> _Your objective_
Copy whichever lines contain the string "with".

*****

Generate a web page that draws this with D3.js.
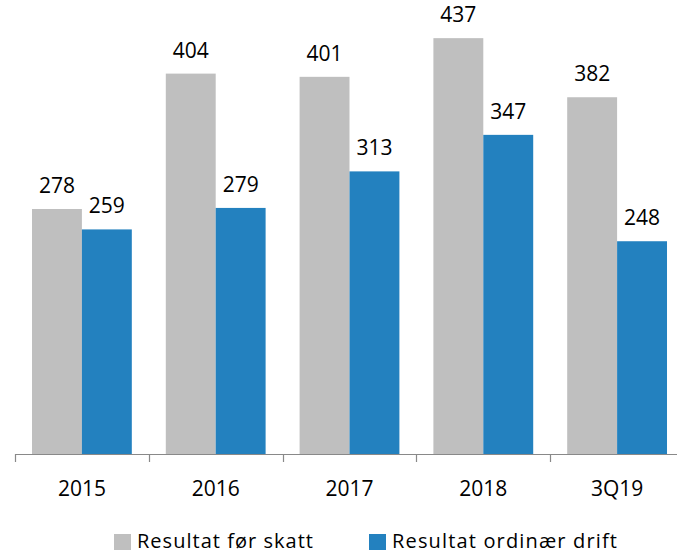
<!DOCTYPE html>
<html>
<head>
<meta charset="utf-8">
<script src="https://cdn.jsdelivr.net/npm/d3@7"></script>
<style>
  body { margin: 0; background: #fff; }
  svg { display: block; }
  text { font-family: "Open Sans", sans-serif; fill: #000; }
</style>
</head>
<body>
<div id="chart"></div>
<script>
// Data
const categories = ["2015", "2016", "2017", "2018", "3Q19"]
const resultatForSkatt = [278, 404, 401, 437, 382]
const resultatOrdinaerDrift = [259, 279, 313, 347, 248]
const seriesNames = ["Resultat før skatt", "Resultat ordinær drift"]
const seriesColors = ["#bfbfbf", "#2381bf"]

const width = 677
const height = 554

// Plot area: the value axis is not drawn, starts around 50
const xRange = [15, 684]
const baseline = 454

const svg = d3.select("#chart")
    .append("svg")
    .attr("width", width)
    .attr("height", height)

const x = d3.scaleBand()
    .domain(categories)
    .range(xRange)
    .paddingInner(0.254)
    .paddingOuter(0.127)

const xSub = d3.scaleBand()
    .domain([0, 1])
    .range([0, x.bandwidth()])

const y = d3.scaleLinear()
    .domain([50, 472.5])
    .range([baseline, 0])

const rows = categories.map((c, i) => ({
    cat: c,
    values: [resultatForSkatt[i], resultatOrdinaerDrift[i]]
}))

const groups = svg.append("g")
    .selectAll("g")
    .data(rows)
    .join("g")
    .attr("transform", d => translate(x(d.cat), 0))

groups.selectAll("rect")
    .data(d => d.values.map((v, s) => ({ v, s })))
    .join("rect")
    .attr("x", d => xSub(d.s))
    .attr("width", xSub.bandwidth())
    .attr("y", d => y(d.v))
    .attr("height", d => baseline - y(d.v))
    .attr("fill", d => seriesColors[d.s])

groups.selectAll("text")
    .data(d => d.values.map((v, s) => ({ v, s })))
    .join("text")
    .attr("x", d => xSub(d.s) + xSub.bandwidth() / 2)
    .attr("y", d => y(d.v) - 16)
    .attr("text-anchor", "middle")
    .style("font-size", "21px")
    .text(d => d.v)

// Category axis with ticks between groups
const step = x.step()
const axisG = svg.append("g")
axisG.append("line")
    .attr("x1", xRange[0]).attr("x2", width)
    .attr("y1", baseline + 0.5).attr("y2", baseline + 0.5)
    .attr("stroke", "#898989")
    .attr("stroke-width", 1.2)
axisG.selectAll("line.tick")
    .data(d3.range(categories.length + 1))
    .join("line")
    .attr("class", "tick")
    .attr("x1", i => Math.round(xRange[0] + i * step) + 0.5)
    .attr("x2", i => Math.round(xRange[0] + i * step) + 0.5)
    .attr("y1", baseline)
    .attr("y2", baseline + 8)
    .attr("stroke", "#898989")
    .attr("stroke-width", 1.2)
axisG.selectAll("text")
    .data(categories)
    .join("text")
    .attr("x", d => x(d) + x.bandwidth() / 2)
    .attr("y", 496)
    .attr("text-anchor", "middle")
    .style("font-size", "21px")
    .text(d => d)

// Legend (kept just inside the bottom edge)
const legendItems = [
    { name: seriesNames[0], color: seriesColors[0], x: 114, len: 176 },
    { name: seriesNames[1], color: seriesColors[1], x: 369, len: 225 }
]
const legend = svg.append("g").selectAll("g")
    .data(legendItems)
    .join("g")
    .attr("transform", d => translate(d.x, 0))
legend.append("rect")
    .attr("x", 0).attr("y", 534)
    .attr("width", 17).attr("height", 16)
    .attr("fill", d => d.color)
legend.append("text")
    .attr("x", 23)
    .attr("y", 548)
    .style("font-size", "20px")
    .attr("textLength", d => d.len)
    .attr("lengthAdjust", "spacing")
    .text(d => d.name)

function translate(x, y) {
    return `translate(${x},${y})`
}
</script>
</body>
</html>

*****

> _Solution to the problem_
Generate a web page that draws this with D3.js.
// Category axis with ticks between groups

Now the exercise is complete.